It seems like every year, the baseball world discusses the possibility of that particular season serving as a breakout campaign for Bryce Harper. And it seems like every year, by his own design (read: playing like his hair is on fire) or otherwise, Harper has found a way to let us down. Could this year be different? Is it time for Harper to become the superstar we were all promised when he was drafted? Now seems as good a time as any.
Harper is going into his fourth season at the big league level, and has played just 218 games combined in the last two years. Had it not been for injuries derailing his 2014 season, we might be talking about 2015 being a followup to something special, rather than continuing to discuss the apparently elusive breakout campaign. Yet, here we are, throwing around the overly premature “bust” narrative when his name comes up.
Let’s discuss some things in regard to this Mr. Harper. For one, he’s younger than Kris Bryant. He’s younger than Javier Baez. He’s younger than George Springer. He won’t turn 23 until October. That’s a fairly significant fact that the vast majority of folks, particularly his critics, seem to overlook.
Then there’s this interesting little bit from August Fagerstrom over at FanGraphs/Fox Sports.

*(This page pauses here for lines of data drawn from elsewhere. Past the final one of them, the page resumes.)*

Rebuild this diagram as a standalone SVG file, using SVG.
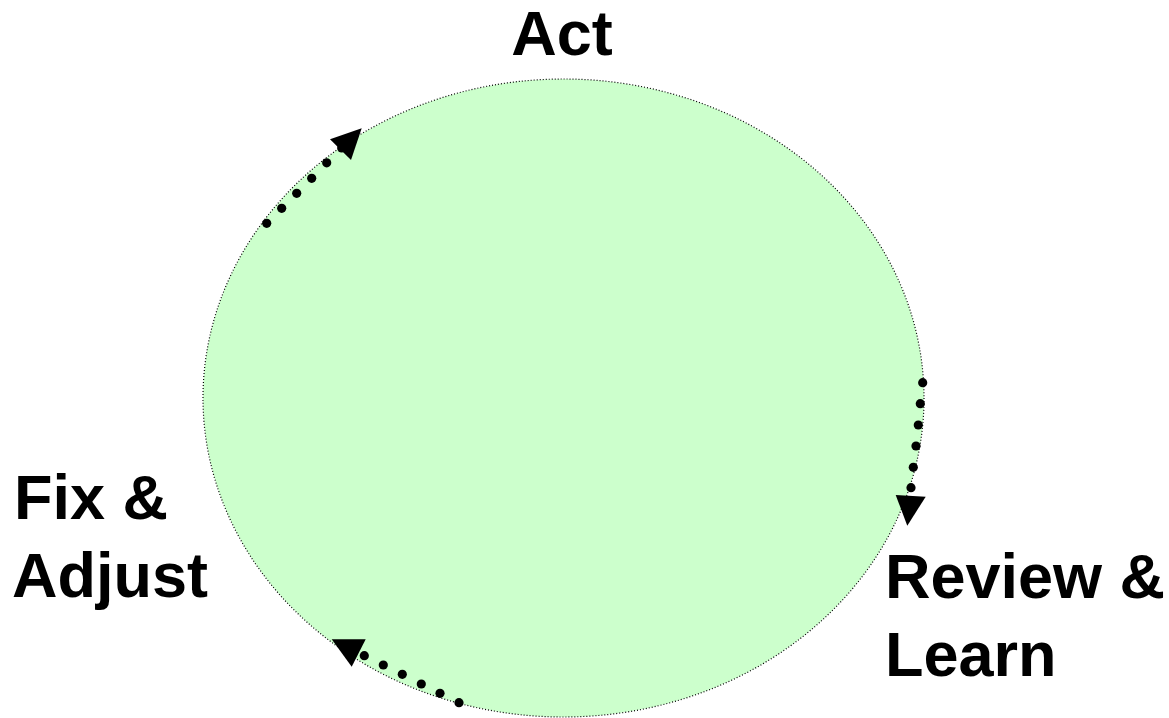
<svg xmlns="http://www.w3.org/2000/svg" width="1169" height="718" viewBox="0 0 1169 718">
  <style>
    .lbl { font-family: "Liberation Sans", Arial, sans-serif; font-weight: bold; font-size: 63px; fill: #000; }
    .dots circle { fill: #000; r: 4.6px; }
    .head { fill: #000; stroke: none; }
  </style>
  <rect width="1169" height="718" fill="#fff"/>
  <g id="cycle">
    <ellipse cx="563.5" cy="398" rx="360.5" ry="319" fill="#CCFFCC" stroke="#000" stroke-width="1.2" stroke-dasharray="1 2"/>
  </g>
  <g id="connectors">
    <g class="dots" id="arrow-act">
      <circle cx="266.7" cy="223.3" r="4.6"/>
      <circle cx="281.7" cy="208.3" r="4.6"/>
      <circle cx="296.7" cy="193.3" r="4.6"/>
      <circle cx="311.7" cy="178.3" r="4.6"/>
      <circle cx="326.7" cy="162.8" r="4.6"/>
      <circle cx="341.7" cy="148" r="4.6"/>
      <polygon class="head" points="330,139.3 351,160 361.7,128.3"/>
    </g>
    <g class="dots" id="arrow-review">
      <circle cx="922.7" cy="382.7" r="4.6"/>
      <circle cx="920.3" cy="403.7" r="4.6"/>
      <circle cx="918.3" cy="425" r="4.6"/>
      <circle cx="916" cy="446" r="4.6"/>
      <circle cx="913.3" cy="467.3" r="4.6"/>
      <circle cx="911" cy="487.7" r="4.6"/>
      <polygon class="head" points="895.7,495 925.7,496.7 907.3,525.7"/>
    </g>
    <g class="dots" id="arrow-fix">
      <circle cx="459" cy="702.7" r="4.6"/>
      <circle cx="440" cy="693.3" r="4.6"/>
      <circle cx="421.3" cy="684" r="4.6"/>
      <circle cx="402.3" cy="674.3" r="4.6"/>
      <circle cx="383.3" cy="665" r="4.6"/>
      <circle cx="364.3" cy="655.7" r="4.6"/>
      <polygon class="head" points="331.7,639.3 365.7,639.3 351.7,666.7"/>
    </g>
  </g>
  <g id="act">
    <text class="lbl" x="562" y="55" text-anchor="middle">Act</text>
  </g>
  <g id="review">
    <text class="lbl" x="885" y="598">Review &amp;</text>
    <text class="lbl" x="885" y="676">Learn</text>
  </g>
  <g id="fix">
    <text class="lbl" x="14" y="519">Fix &amp;</text>
    <text class="lbl" x="12" y="597">Adjust</text>
  </g>
</svg>
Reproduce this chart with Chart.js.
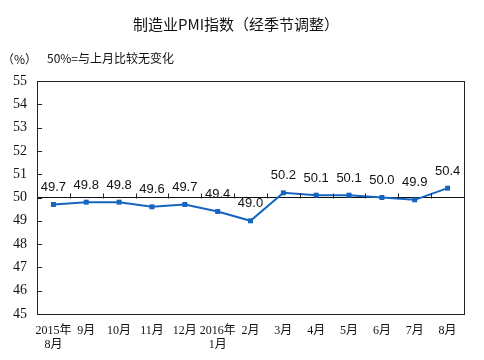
<!DOCTYPE html>
<html>
<head>
<meta charset="utf-8">
<script src="https://cdn.jsdelivr.net/npm/chart.js@4/dist/chart.umd.min.js"></script>
<style>
  html, body { margin: 0; padding: 0; background: #fff; }
  #wrap { width: 484px; height: 360px; }
</style>
</head>
<body>
<div id="wrap"><canvas id="pmiChart" width="484" height="360"></canvas></div>
<script>
// month labels (two lines where the year is shown)
var months = [['2015年', '8月'], '9月', '10月', '11月', '12月', ['2016年', '1月'], '2月', '3月', '4月', '5月', '6月', '7月', '8月'];
var pmi = [49.7, 49.8, 49.8, 49.6, 49.7, 49.4, 49.0, 50.2, 50.1, 50.1, 50.0, 49.9, 50.4];
var yTicks = [45, 46, 47, 48, 49, 50, 51, 52, 53, 54, 55];

var titleText = '制造业PMI指数（经季节调整）';
var unitText = '（%）';
var noteText = '50%=与上月比较无变化';

var lineBlue = '#1565c0';

// title, frame, inward ticks and value labels
var decorPlugin = {
  id: 'decor',
  afterDraw: function(chart) {
    var ctx = chart.ctx;
    var area = chart.chartArea;
    var xs = chart.scales.x;
    var ys = chart.scales.y;
    ctx.save();

    ctx.fillStyle = '#111';
    ctx.textBaseline = 'middle';
    ctx.textAlign = 'center';
    ctx.font = '15px "Noto Sans CJK SC", sans-serif';
    ctx.fillText(titleText, 236, 24);

    ctx.textAlign = 'left';
    ctx.font = '12px "Noto Sans CJK SC", sans-serif';
    ctx.fillText(unitText, 2, 59);
    ctx.fillText(noteText, 47, 58);

    // frame
    ctx.strokeStyle = '#222';
    ctx.lineWidth = 1;
    ctx.strokeRect(Math.round(area.left) + 0.5, Math.round(area.top) + 0.5,
      Math.round(area.right - area.left), Math.round(area.bottom - area.top));

    // y ticks pointing inward
    ctx.beginPath();
    yTicks.forEach(function(v) {
      var py = Math.round(ys.getPixelForValue(v)) + 0.5;
      ctx.moveTo(area.left, py);
      ctx.lineTo(area.left + 5, py);
    });
    // x ticks on the 50 line, at category boundaries
    var y50 = Math.round(ys.getPixelForValue(50)) + 0.5;
    for (var i = 1; i < months.length; i++) {
      var bx = Math.round((xs.getPixelForValue(i - 1) + xs.getPixelForValue(i)) / 2) + 0.5;
      ctx.moveTo(bx, y50);
      ctx.lineTo(bx, y50 - 5);
    }
    ctx.stroke();

    // value labels
    var meta = chart.getDatasetMeta(0);
    ctx.fillStyle = '#111';
    ctx.textAlign = 'center';
    ctx.textBaseline = 'middle';
    ctx.font = '13px "Liberation Sans", Arial, sans-serif';
    meta.data.forEach(function(pt, idx) {
      ctx.fillText(pmi[idx].toFixed(1), pt.x, pt.y - 17);
    });
    ctx.restore();
  }
};

var ctx = document.getElementById('pmiChart').getContext('2d');
var chart = new Chart(ctx, {
  type: 'line',
  data: {
    labels: months,
    datasets: [{
      data: pmi,
      borderColor: lineBlue,
      backgroundColor: lineBlue,
      borderWidth: 2,
      pointStyle: 'rect',
      pointRadius: 3.5,
      pointBorderWidth: 0,
      tension: 0
    }]
  },
  options: {
    responsive: false,
    animation: false,
    layout: { padding: { left: 0, right: 20, top: 81, bottom: 0 } },
    plugins: {
      legend: { display: false },
      tooltip: { enabled: false }
    },
    scales: {
      x: {
        offset: true,
        grid: { display: false, drawTicks: false },
        border: { display: false },
        afterFit: function(scale) { scale.height = 46; },
        ticks: {
          maxRotation: 0,
          autoSkip: false,
          padding: 10,
          color: '#111',
          font: { family: '"Liberation Serif", "Noto Sans CJK SC", serif', size: 12, lineHeight: 1.15 }
        }
      },
      y: {
        min: 45,
        max: 55,
        afterFit: function(scale) { scale.width = 37; },
        afterBuildTicks: function(scale) {
          scale.ticks = yTicks.map(function(v) { return { value: v }; });
        },
        grid: {
          drawTicks: false,
          color: function(c) { return c.tick && c.tick.value === 50 ? '#111' : 'rgba(0,0,0,0)'; },
          lineWidth: 1
        },
        border: { display: false },
        ticks: {
          padding: 10,
          color: '#111',
          font: { family: '"Liberation Serif", "Times New Roman", serif', size: 14 }
        }
      }
    }
  },
  plugins: [decorPlugin]
});
</script>
</body>
</html>
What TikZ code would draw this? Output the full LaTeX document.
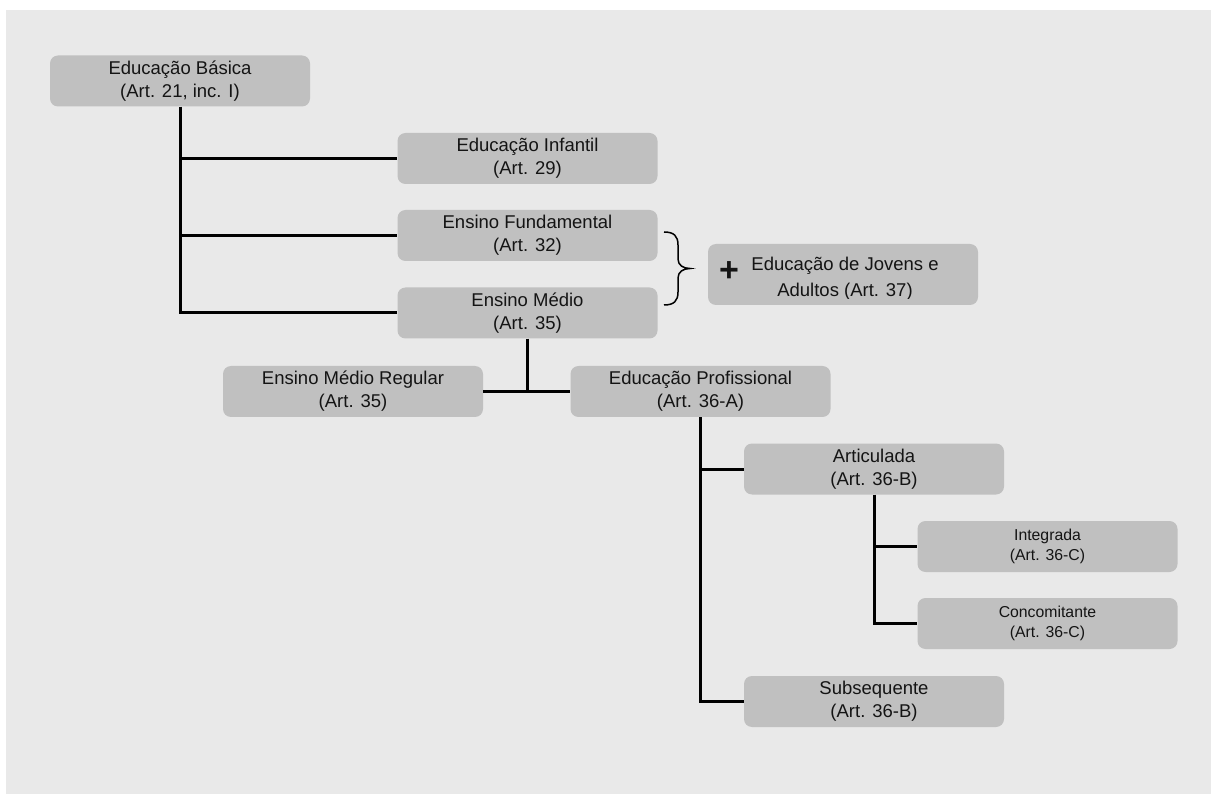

He cites players that experienced a 30 percent or more drop in their wOBA from one season to another, and how they rebounded in that third year. Harper was obviously among them, going from .371 in 2013 to just .338 last season. His rebound status for the upcoming season is obviously undetermined at this point.
However, noted in the article were names like Giancarlo Stanton, who went from a .405 wOBA to .368, back up to .403. Starlin Castro also demonstrated a rebound to a higher wOBA in that third season than in the first. Eric Hosmer did it. Justin Upton did it. Matt Kemp and Troy Tulowitzki did it.
Are these perfect comparisons for Harper? No, especially when you consider skill set, injury history, etc. Does this make Harper a lock to break out? Of course not. But it does show precedent and bodes well for his performance moving forward. As does his postseason performance from last season. Sample size be damned, he still hit three monster home runs and slugged .882 for the series, providing some of the only offense for the Washington Nationals in that NLDS against San Francisco.
Already a strong hitter, in terms of his ability to hit for line drives, Harper should be able to get his contact rate back up to where it was in his first two years, after it dropped over five percent to just 72% in 2014. His HR/FB ratio should also restore itself. If not because of him returning to his ratio of the first two seasons, then simply because he spent the offseason getting absolutely jacked. Seriously, look at those forearms.
Bryce Harper is always going to attract an unnecessary amount of criticism. Whether it’s his attitude or the completely unnecessary comparison to Mike Trout, he’s certainly the polarizing type. He may even be a rare villain in the baseball world. But there’s no doubting the skill set. Heck, his own peers voted him as the most overrated player in the game.
The projections, for whatever they might be worth, seem to favor Harper. ZiPS has him at a modest 121 games, with a slash line of .280/.365/.494/.859, to go along with 22 home runs and a .214 ISO, as well as a .375 wOBA (which would fall in line with Fagerstrom’s list of rebounds in the last 15 years). They also feature him dropping his K-rate by about four percent and walking at a two percent increase. All of that equates to a 3.7 projected fWAR, which is the lowest out of any projection for him in the upcoming season.
He’s looked excellent during the spring, going for a .444 on-base percentage and 13 walks against 11 strikeouts. His home runs have been mammoth shots. He’s giving us every reason to believe in him heading into the upcoming campaign, and we should. With the Nationals serving as a seemingly unanimous pick to capture their first World Series title in 2015, Harper should be right in the middle of everything they do as the season wears on.